▶ Task:
Each line below must be set down exactly; omit any image you find.

================================

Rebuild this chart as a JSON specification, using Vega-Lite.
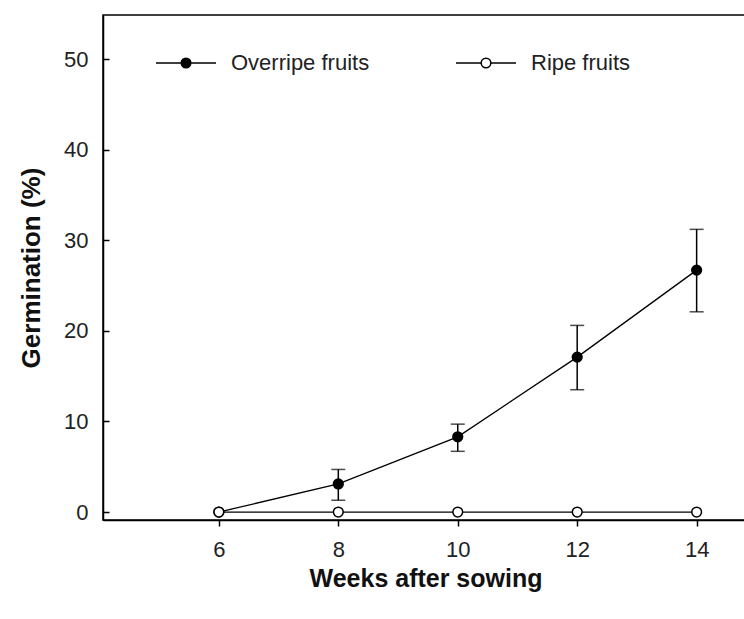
{
  "$schema": "https://vega.github.io/schema/vega-lite/v6.json",
  "width": 645,
  "height": 505,
  "autosize": {"type": "none"},
  "padding": {"left": 103, "top": 15, "right": 0, "bottom": 99},
  "background": "white",
  "config": {
    "view": {"stroke": "black", "strokeWidth": 1.5},
    "font": "Liberation Sans",
    "axis": {"grid": false, "domainColor": "black", "domainWidth": 1.5, "tickColor": "black", "tickWidth": 1.5, "labelColor": "#222", "titleColor": "#111"}
  },
  "data": {
    "values": [
      {"week": 6, "series": "Overripe fruits", "germ": 0, "lo": null, "hi": null},
      {"week": 8, "series": "Overripe fruits", "germ": 3.1, "lo": 1.3, "hi": 4.7},
      {"week": 10, "series": "Overripe fruits", "germ": 8.3, "lo": 6.7, "hi": 9.7},
      {"week": 12, "series": "Overripe fruits", "germ": 17.1, "lo": 13.5, "hi": 20.6},
      {"week": 14, "series": "Overripe fruits", "germ": 26.7, "lo": 22.1, "hi": 31.2},
      {"week": 6, "series": "Ripe fruits", "germ": 0, "lo": null, "hi": null},
      {"week": 8, "series": "Ripe fruits", "germ": 0, "lo": null, "hi": null},
      {"week": 10, "series": "Ripe fruits", "germ": 0, "lo": null, "hi": null},
      {"week": 12, "series": "Ripe fruits", "germ": 0, "lo": null, "hi": null},
      {"week": 14, "series": "Ripe fruits", "germ": 0, "lo": null, "hi": null}
    ]
  },
  "encoding": {
    "x": {
      "field": "week", "type": "quantitative",
      "scale": {"domain": [4.06, 14.86], "nice": false, "zero": false},
      "axis": {"values": [6, 8, 10, 12, 14], "title": "Weeks after sowing", "tickSize": 6, "labelPadding": 13, "labelFontSize": 22, "titleFontSize": 25, "titleFontWeight": "bold", "titlePadding": 6}
    },
    "y": {
      "field": "germ", "type": "quantitative",
      "scale": {"domain": [-0.88, 54.86], "nice": false, "zero": false},
      "axis": {"values": [0, 10, 20, 30, 40, 50], "title": "Germination (%)", "tickSize": -6, "labelPadding": 21, "labelFontSize": 22, "titleFontSize": 26, "titleFontWeight": "bold", "titlePadding": 19}
    }
  },
  "layer": [
    {
      "transform": [{"filter": "datum.lo != null"}],
      "mark": {"type": "rule", "color": "black", "strokeWidth": 1.5},
      "encoding": {"y": {"field": "lo", "type": "quantitative"}, "y2": {"field": "hi"}}
    },
    {
      "transform": [{"filter": "datum.lo != null"}],
      "mark": {"type": "tick", "orient": "horizontal", "color": "black", "size": 14, "thickness": 1.5},
      "encoding": {"y": {"field": "lo", "type": "quantitative"}}
    },
    {
      "transform": [{"filter": "datum.lo != null"}],
      "mark": {"type": "tick", "orient": "horizontal", "color": "black", "size": 14, "thickness": 1.5},
      "encoding": {"y": {"field": "hi", "type": "quantitative"}}
    },
    {
      "mark": {"type": "line", "color": "black", "strokeWidth": 1.3},
      "encoding": {"detail": {"field": "series"}}
    },
    {
      "mark": {"type": "point", "shape": "circle", "stroke": "black", "strokeWidth": 1.5, "opacity": 1, "size": 95},
      "encoding": {
        "fill": {
          "field": "series", "type": "nominal",
          "scale": {"domain": ["Overripe fruits", "Ripe fruits"], "range": ["black", "white"]},
          "legend": {
            "title": null,
            "orient": "none",
            "direction": "horizontal",
            "legendX": 52,
            "legendY": 17,
            "symbolType": "M-1,0H-0.16M0.16,0H1M0.16,0A0.16,0.16,0,1,1,-0.16,0A0.16,0.16,0,1,1,0.16,0Z",
            "symbolSize": 3600,
            "symbolStrokeColor": "black",
            "symbolStrokeWidth": 1.5,
            "symbolOpacity": 1,
            "labelFontSize": 22,
            "labelColor": "#222",
            "labelOffset": 14,
            "columnPadding": 83,
            "labelLimit": 300
          }
        },
        "order": {"field": "series", "sort": "ascending"}
      }
    }
  ]
}
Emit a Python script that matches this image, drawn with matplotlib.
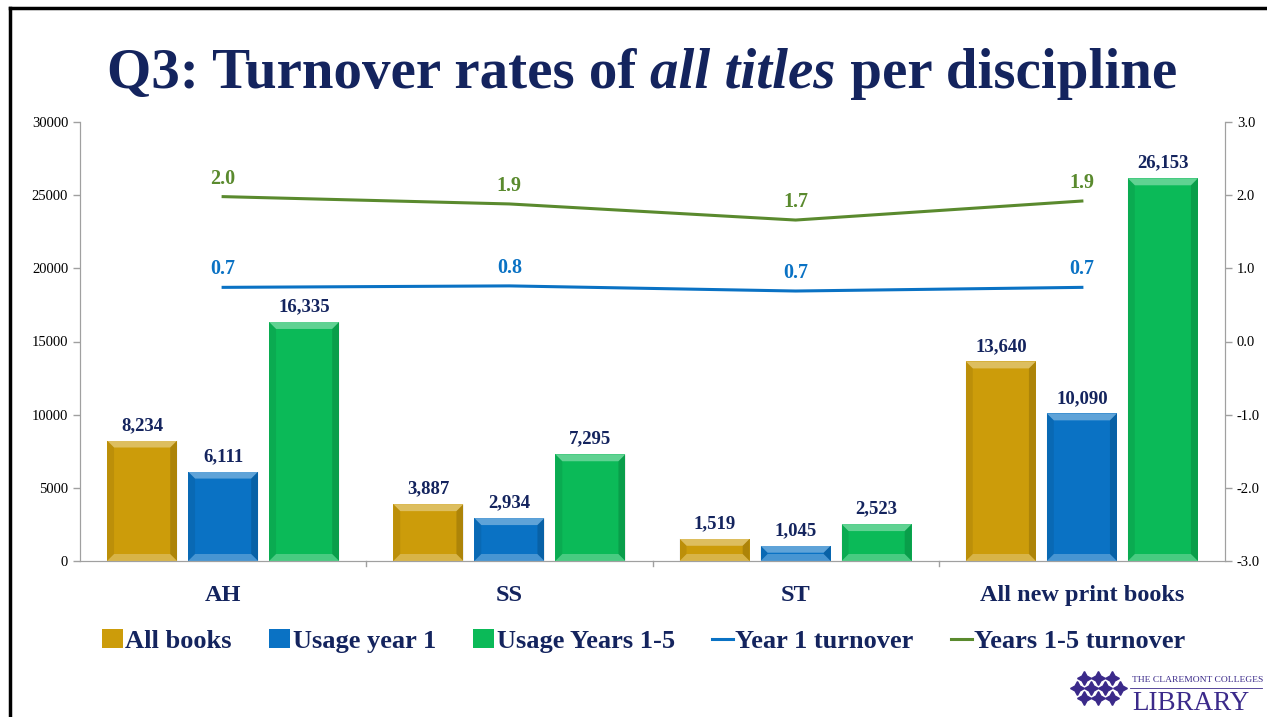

================================

▶ Result of this task:
Rebuild this chart as a JSON specification, using Vega-Lite.
{
  "$schema": "https://vega.github.io/schema/vega-lite/v6.json",
  "width": 645,
  "height": 505,
  "autosize": {"type": "none"},
  "padding": {"left": 103, "top": 15, "right": 0, "bottom": 99},
  "background": "white",
  "config": {
    "view": {"stroke": "black", "strokeWidth": 1.5},
    "font": "Liberation Sans",
    "axis": {"grid": false, "domainColor": "black", "domainWidth": 1.5, "tickColor": "black", "tickWidth": 1.5, "labelColor": "#222", "titleColor": "#111"}
  },
  "data": {
    "values": [
      {"week": 6, "series": "Overripe fruits", "germ": 0, "lo": null, "hi": null},
      {"week": 8, "series": "Overripe fruits", "germ": 3.1, "lo": 1.3, "hi": 4.7},
      {"week": 10, "series": "Overripe fruits", "germ": 8.3, "lo": 6.7, "hi": 9.7},
      {"week": 12, "series": "Overripe fruits", "germ": 17.1, "lo": 13.5, "hi": 20.6},
      {"week": 14, "series": "Overripe fruits", "germ": 26.7, "lo": 22.1, "hi": 31.2},
      {"week": 6, "series": "Ripe fruits", "germ": 0, "lo": null, "hi": null},
      {"week": 8, "series": "Ripe fruits", "germ": 0, "lo": null, "hi": null},
      {"week": 10, "series": "Ripe fruits", "germ": 0, "lo": null, "hi": null},
      {"week": 12, "series": "Ripe fruits", "germ": 0, "lo": null, "hi": null},
      {"week": 14, "series": "Ripe fruits", "germ": 0, "lo": null, "hi": null}
    ]
  },
  "encoding": {
    "x": {
      "field": "week", "type": "quantitative",
      "scale": {"domain": [4.06, 14.86], "nice": false, "zero": false},
      "axis": {"values": [6, 8, 10, 12, 14], "title": "Weeks after sowing", "tickSize": 6, "labelPadding": 13, "labelFontSize": 22, "titleFontSize": 25, "titleFontWeight": "bold", "titlePadding": 6}
    },
    "y": {
      "field": "germ", "type": "quantitative",
      "scale": {"domain": [-0.88, 54.86], "nice": false, "zero": false},
      "axis": {"values": [0, 10, 20, 30, 40, 50], "title": "Germination (%)", "tickSize": -6, "labelPadding": 21, "labelFontSize": 22, "titleFontSize": 26, "titleFontWeight": "bold", "titlePadding": 19}
    }
  },
  "layer": [
    {
      "transform": [{"filter": "datum.lo != null"}],
      "mark": {"type": "rule", "color": "black", "strokeWidth": 1.5},
      "encoding": {"y": {"field": "lo", "type": "quantitative"}, "y2": {"field": "hi"}}
    },
    {
      "transform": [{"filter": "datum.lo != null"}],
      "mark": {"type": "tick", "orient": "horizontal", "color": "black", "size": 14, "thickness": 1.5},
      "encoding": {"y": {"field": "lo", "type": "quantitative"}}
    },
    {
      "transform": [{"filter": "datum.lo != null"}],
      "mark": {"type": "tick", "orient": "horizontal", "color": "black", "size": 14, "thickness": 1.5},
      "encoding": {"y": {"field": "hi", "type": "quantitative"}}
    },
    {
      "mark": {"type": "line", "color": "black", "strokeWidth": 1.3},
      "encoding": {"detail": {"field": "series"}}
    },
    {
      "mark": {"type": "point", "shape": "circle", "stroke": "black", "strokeWidth": 1.5, "opacity": 1, "size": 95},
      "encoding": {
        "fill": {
          "field": "series", "type": "nominal",
          "scale": {"domain": ["Overripe fruits", "Ripe fruits"], "range": ["black", "white"]},
          "legend": {
            "title": null,
            "orient": "none",
            "direction": "horizontal",
            "legendX": 52,
            "legendY": 17,
            "symbolType": "M-1,0H-0.16M0.16,0H1M0.16,0A0.16,0.16,0,1,1,-0.16,0A0.16,0.16,0,1,1,0.16,0Z",
            "symbolSize": 3600,
            "symbolStrokeColor": "black",
            "symbolStrokeWidth": 1.5,
            "symbolOpacity": 1,
            "labelFontSize": 22,
            "labelColor": "#222",
            "labelOffset": 14,
            "columnPadding": 83,
            "labelLimit": 300
          }
        },
        "order": {"field": "series", "sort": "ascending"}
      }
    }
  ]
}
Emit a Python script that matches this image, drawn with matplotlib.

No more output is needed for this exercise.